DATA BLOCK =
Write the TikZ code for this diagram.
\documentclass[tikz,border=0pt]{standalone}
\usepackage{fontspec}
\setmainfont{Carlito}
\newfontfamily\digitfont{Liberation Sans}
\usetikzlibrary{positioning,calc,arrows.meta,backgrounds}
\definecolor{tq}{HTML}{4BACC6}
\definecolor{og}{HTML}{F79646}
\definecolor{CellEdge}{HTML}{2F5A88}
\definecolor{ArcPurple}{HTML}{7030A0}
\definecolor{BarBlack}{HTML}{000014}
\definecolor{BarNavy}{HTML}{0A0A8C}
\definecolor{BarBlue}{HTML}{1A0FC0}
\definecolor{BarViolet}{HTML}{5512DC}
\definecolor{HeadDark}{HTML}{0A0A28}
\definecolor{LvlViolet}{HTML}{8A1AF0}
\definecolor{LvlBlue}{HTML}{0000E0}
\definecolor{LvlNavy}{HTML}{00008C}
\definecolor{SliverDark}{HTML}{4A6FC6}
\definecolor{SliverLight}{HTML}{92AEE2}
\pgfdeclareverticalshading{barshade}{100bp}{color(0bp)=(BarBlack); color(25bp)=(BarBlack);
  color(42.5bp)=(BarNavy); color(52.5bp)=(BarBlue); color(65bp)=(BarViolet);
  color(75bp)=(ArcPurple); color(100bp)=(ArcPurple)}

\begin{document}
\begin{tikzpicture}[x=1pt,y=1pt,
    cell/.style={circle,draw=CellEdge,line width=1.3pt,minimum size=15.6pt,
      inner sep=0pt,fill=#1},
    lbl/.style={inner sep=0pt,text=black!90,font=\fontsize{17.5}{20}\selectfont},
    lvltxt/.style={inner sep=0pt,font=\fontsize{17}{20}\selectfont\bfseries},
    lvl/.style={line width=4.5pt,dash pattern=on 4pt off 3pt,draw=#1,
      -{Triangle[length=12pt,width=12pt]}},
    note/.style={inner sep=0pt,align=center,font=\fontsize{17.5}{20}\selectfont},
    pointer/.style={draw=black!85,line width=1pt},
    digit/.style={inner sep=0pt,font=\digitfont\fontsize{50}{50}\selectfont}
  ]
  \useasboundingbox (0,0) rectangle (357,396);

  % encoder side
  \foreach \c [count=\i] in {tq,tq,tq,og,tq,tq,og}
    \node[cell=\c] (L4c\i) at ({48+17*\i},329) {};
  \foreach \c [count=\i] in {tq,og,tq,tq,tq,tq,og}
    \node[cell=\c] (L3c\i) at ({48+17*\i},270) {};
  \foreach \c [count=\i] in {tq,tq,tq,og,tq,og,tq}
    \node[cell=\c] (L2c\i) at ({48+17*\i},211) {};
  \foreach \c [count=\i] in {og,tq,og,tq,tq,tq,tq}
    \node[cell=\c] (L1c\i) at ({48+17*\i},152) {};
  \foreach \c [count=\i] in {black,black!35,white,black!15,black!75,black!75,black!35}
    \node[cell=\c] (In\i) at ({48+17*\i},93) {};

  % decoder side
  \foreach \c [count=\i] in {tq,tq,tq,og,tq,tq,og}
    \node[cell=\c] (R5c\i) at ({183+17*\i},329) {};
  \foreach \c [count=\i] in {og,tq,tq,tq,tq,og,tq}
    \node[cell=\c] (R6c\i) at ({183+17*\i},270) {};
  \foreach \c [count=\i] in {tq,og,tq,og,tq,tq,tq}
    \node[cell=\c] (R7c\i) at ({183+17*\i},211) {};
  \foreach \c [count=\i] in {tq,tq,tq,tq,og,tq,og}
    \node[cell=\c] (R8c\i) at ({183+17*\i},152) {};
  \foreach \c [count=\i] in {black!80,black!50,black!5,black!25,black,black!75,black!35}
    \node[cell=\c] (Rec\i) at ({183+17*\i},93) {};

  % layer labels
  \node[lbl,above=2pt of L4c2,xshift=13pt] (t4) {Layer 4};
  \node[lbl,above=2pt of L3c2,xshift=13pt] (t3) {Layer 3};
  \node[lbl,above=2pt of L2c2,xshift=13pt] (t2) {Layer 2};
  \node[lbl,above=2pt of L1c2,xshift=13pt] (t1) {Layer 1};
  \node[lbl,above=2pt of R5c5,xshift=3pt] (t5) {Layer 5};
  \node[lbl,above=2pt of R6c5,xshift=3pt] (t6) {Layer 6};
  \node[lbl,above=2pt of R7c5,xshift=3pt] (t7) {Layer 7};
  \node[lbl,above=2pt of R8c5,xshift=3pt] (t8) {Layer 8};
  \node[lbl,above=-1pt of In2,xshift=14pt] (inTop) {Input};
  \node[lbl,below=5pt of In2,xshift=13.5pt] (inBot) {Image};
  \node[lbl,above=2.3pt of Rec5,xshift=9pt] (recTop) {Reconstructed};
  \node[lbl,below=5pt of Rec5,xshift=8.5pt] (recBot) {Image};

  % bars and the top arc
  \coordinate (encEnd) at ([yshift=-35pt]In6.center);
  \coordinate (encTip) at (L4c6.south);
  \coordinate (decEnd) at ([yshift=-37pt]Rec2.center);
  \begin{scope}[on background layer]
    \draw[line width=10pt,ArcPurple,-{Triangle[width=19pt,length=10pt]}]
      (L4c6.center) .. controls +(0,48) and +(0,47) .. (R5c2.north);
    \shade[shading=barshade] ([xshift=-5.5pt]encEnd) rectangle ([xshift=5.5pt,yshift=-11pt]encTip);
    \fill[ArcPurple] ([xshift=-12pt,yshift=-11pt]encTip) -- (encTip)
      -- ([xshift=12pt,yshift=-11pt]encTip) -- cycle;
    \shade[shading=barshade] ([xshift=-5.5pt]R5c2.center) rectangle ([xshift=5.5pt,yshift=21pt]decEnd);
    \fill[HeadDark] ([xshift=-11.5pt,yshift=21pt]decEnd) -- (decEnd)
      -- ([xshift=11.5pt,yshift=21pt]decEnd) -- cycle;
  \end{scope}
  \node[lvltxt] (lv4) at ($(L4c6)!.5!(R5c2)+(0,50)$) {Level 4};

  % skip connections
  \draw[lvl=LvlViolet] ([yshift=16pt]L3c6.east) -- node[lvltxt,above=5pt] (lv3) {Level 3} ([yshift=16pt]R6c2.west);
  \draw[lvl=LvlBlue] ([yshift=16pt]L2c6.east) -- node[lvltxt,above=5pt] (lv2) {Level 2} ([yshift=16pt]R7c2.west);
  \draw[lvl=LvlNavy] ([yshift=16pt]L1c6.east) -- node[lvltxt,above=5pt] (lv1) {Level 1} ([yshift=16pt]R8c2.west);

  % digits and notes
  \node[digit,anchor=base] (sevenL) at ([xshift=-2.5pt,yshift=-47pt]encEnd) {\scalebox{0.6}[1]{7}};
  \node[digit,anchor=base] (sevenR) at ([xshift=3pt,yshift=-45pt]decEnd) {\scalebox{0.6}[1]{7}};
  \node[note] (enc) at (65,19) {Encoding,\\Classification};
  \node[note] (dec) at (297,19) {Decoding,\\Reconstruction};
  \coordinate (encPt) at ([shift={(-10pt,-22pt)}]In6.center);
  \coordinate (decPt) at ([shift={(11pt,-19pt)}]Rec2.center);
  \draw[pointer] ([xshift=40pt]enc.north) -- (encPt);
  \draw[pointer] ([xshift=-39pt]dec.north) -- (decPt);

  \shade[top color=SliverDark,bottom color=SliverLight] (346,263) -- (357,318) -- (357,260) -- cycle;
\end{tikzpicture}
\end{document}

TASK BRIEF = Extract every line above exactly as it stands.

EXERCISE ANSWER =
Write the TikZ code for this diagram.
\documentclass[tikz,border=0pt]{standalone}
\usepackage{fontspec}
\setmainfont{Carlito}
\newfontfamily\digitfont{Liberation Sans}
\usetikzlibrary{positioning,calc,arrows.meta,backgrounds}
\definecolor{tq}{HTML}{4BACC6}
\definecolor{og}{HTML}{F79646}
\definecolor{CellEdge}{HTML}{2F5A88}
\definecolor{ArcPurple}{HTML}{7030A0}
\definecolor{BarBlack}{HTML}{000014}
\definecolor{BarNavy}{HTML}{0A0A8C}
\definecolor{BarBlue}{HTML}{1A0FC0}
\definecolor{BarViolet}{HTML}{5512DC}
\definecolor{HeadDark}{HTML}{0A0A28}
\definecolor{LvlViolet}{HTML}{8A1AF0}
\definecolor{LvlBlue}{HTML}{0000E0}
\definecolor{LvlNavy}{HTML}{00008C}
\definecolor{SliverDark}{HTML}{4A6FC6}
\definecolor{SliverLight}{HTML}{92AEE2}
\pgfdeclareverticalshading{barshade}{100bp}{color(0bp)=(BarBlack); color(25bp)=(BarBlack);
  color(42.5bp)=(BarNavy); color(52.5bp)=(BarBlue); color(65bp)=(BarViolet);
  color(75bp)=(ArcPurple); color(100bp)=(ArcPurple)}

\begin{document}
\begin{tikzpicture}[x=1pt,y=1pt,
    cell/.style={circle,draw=CellEdge,line width=1.3pt,minimum size=15.6pt,
      inner sep=0pt,fill=#1},
    lbl/.style={inner sep=0pt,text=black!90,font=\fontsize{17.5}{20}\selectfont},
    lvltxt/.style={inner sep=0pt,font=\fontsize{17}{20}\selectfont\bfseries},
    lvl/.style={line width=4.5pt,dash pattern=on 4pt off 3pt,draw=#1,
      -{Triangle[length=12pt,width=12pt]}},
    note/.style={inner sep=0pt,align=center,font=\fontsize{17.5}{20}\selectfont},
    pointer/.style={draw=black!85,line width=1pt},
    digit/.style={inner sep=0pt,font=\digitfont\fontsize{50}{50}\selectfont}
  ]
  \useasboundingbox (0,0) rectangle (357,396);

  % encoder side
  \foreach \c [count=\i] in {tq,tq,tq,og,tq,tq,og}
    \node[cell=\c] (L4c\i) at ({48+17*\i},329) {};
  \foreach \c [count=\i] in {tq,og,tq,tq,tq,tq,og}
    \node[cell=\c] (L3c\i) at ({48+17*\i},270) {};
  \foreach \c [count=\i] in {tq,tq,tq,og,tq,og,tq}
    \node[cell=\c] (L2c\i) at ({48+17*\i},211) {};
  \foreach \c [count=\i] in {og,tq,og,tq,tq,tq,tq}
    \node[cell=\c] (L1c\i) at ({48+17*\i},152) {};
  \foreach \c [count=\i] in {black,black!35,white,black!15,black!75,black!75,black!35}
    \node[cell=\c] (In\i) at ({48+17*\i},93) {};

  % decoder side
  \foreach \c [count=\i] in {tq,tq,tq,og,tq,tq,og}
    \node[cell=\c] (R5c\i) at ({183+17*\i},329) {};
  \foreach \c [count=\i] in {og,tq,tq,tq,tq,og,tq}
    \node[cell=\c] (R6c\i) at ({183+17*\i},270) {};
  \foreach \c [count=\i] in {tq,og,tq,og,tq,tq,tq}
    \node[cell=\c] (R7c\i) at ({183+17*\i},211) {};
  \foreach \c [count=\i] in {tq,tq,tq,tq,og,tq,og}
    \node[cell=\c] (R8c\i) at ({183+17*\i},152) {};
  \foreach \c [count=\i] in {black!80,black!50,black!5,black!25,black,black!75,black!35}
    \node[cell=\c] (Rec\i) at ({183+17*\i},93) {};

  % layer labels
  \node[lbl,above=2pt of L4c2,xshift=13pt] (t4) {Layer 4};
  \node[lbl,above=2pt of L3c2,xshift=13pt] (t3) {Layer 3};
  \node[lbl,above=2pt of L2c2,xshift=13pt] (t2) {Layer 2};
  \node[lbl,above=2pt of L1c2,xshift=13pt] (t1) {Layer 1};
  \node[lbl,above=2pt of R5c5,xshift=3pt] (t5) {Layer 5};
  \node[lbl,above=2pt of R6c5,xshift=3pt] (t6) {Layer 6};
  \node[lbl,above=2pt of R7c5,xshift=3pt] (t7) {Layer 7};
  \node[lbl,above=2pt of R8c5,xshift=3pt] (t8) {Layer 8};
  \node[lbl,above=-1pt of In2,xshift=14pt] (inTop) {Input};
  \node[lbl,below=5pt of In2,xshift=13.5pt] (inBot) {Image};
  \node[lbl,above=2.3pt of Rec5,xshift=9pt] (recTop) {Reconstructed};
  \node[lbl,below=5pt of Rec5,xshift=8.5pt] (recBot) {Image};

  % bars and the top arc
  \coordinate (encEnd) at ([yshift=-35pt]In6.center);
  \coordinate (encTip) at (L4c6.south);
  \coordinate (decEnd) at ([yshift=-37pt]Rec2.center);
  \begin{scope}[on background layer]
    \draw[line width=10pt,ArcPurple,-{Triangle[width=19pt,length=10pt]}]
      (L4c6.center) .. controls +(0,48) and +(0,47) .. (R5c2.north);
    \shade[shading=barshade] ([xshift=-5.5pt]encEnd) rectangle ([xshift=5.5pt,yshift=-11pt]encTip);
    \fill[ArcPurple] ([xshift=-12pt,yshift=-11pt]encTip) -- (encTip)
      -- ([xshift=12pt,yshift=-11pt]encTip) -- cycle;
    \shade[shading=barshade] ([xshift=-5.5pt]R5c2.center) rectangle ([xshift=5.5pt,yshift=21pt]decEnd);
    \fill[HeadDark] ([xshift=-11.5pt,yshift=21pt]decEnd) -- (decEnd)
      -- ([xshift=11.5pt,yshift=21pt]decEnd) -- cycle;
  \end{scope}
  \node[lvltxt] (lv4) at ($(L4c6)!.5!(R5c2)+(0,50)$) {Level 4};

  % skip connections
  \draw[lvl=LvlViolet] ([yshift=16pt]L3c6.east) -- node[lvltxt,above=5pt] (lv3) {Level 3} ([yshift=16pt]R6c2.west);
  \draw[lvl=LvlBlue] ([yshift=16pt]L2c6.east) -- node[lvltxt,above=5pt] (lv2) {Level 2} ([yshift=16pt]R7c2.west);
  \draw[lvl=LvlNavy] ([yshift=16pt]L1c6.east) -- node[lvltxt,above=5pt] (lv1) {Level 1} ([yshift=16pt]R8c2.west);

  % digits and notes
  \node[digit,anchor=base] (sevenL) at ([xshift=-2.5pt,yshift=-47pt]encEnd) {\scalebox{0.6}[1]{7}};
  \node[digit,anchor=base] (sevenR) at ([xshift=3pt,yshift=-45pt]decEnd) {\scalebox{0.6}[1]{7}};
  \node[note] (enc) at (65,19) {Encoding,\\Classification};
  \node[note] (dec) at (297,19) {Decoding,\\Reconstruction};
  \coordinate (encPt) at ([shift={(-10pt,-22pt)}]In6.center);
  \coordinate (decPt) at ([shift={(11pt,-19pt)}]Rec2.center);
  \draw[pointer] ([xshift=40pt]enc.north) -- (encPt);
  \draw[pointer] ([xshift=-39pt]dec.north) -- (decPt);

  \shade[top color=SliverDark,bottom color=SliverLight] (346,263) -- (357,318) -- (357,260) -- cycle;
\end{tikzpicture}
\end{document}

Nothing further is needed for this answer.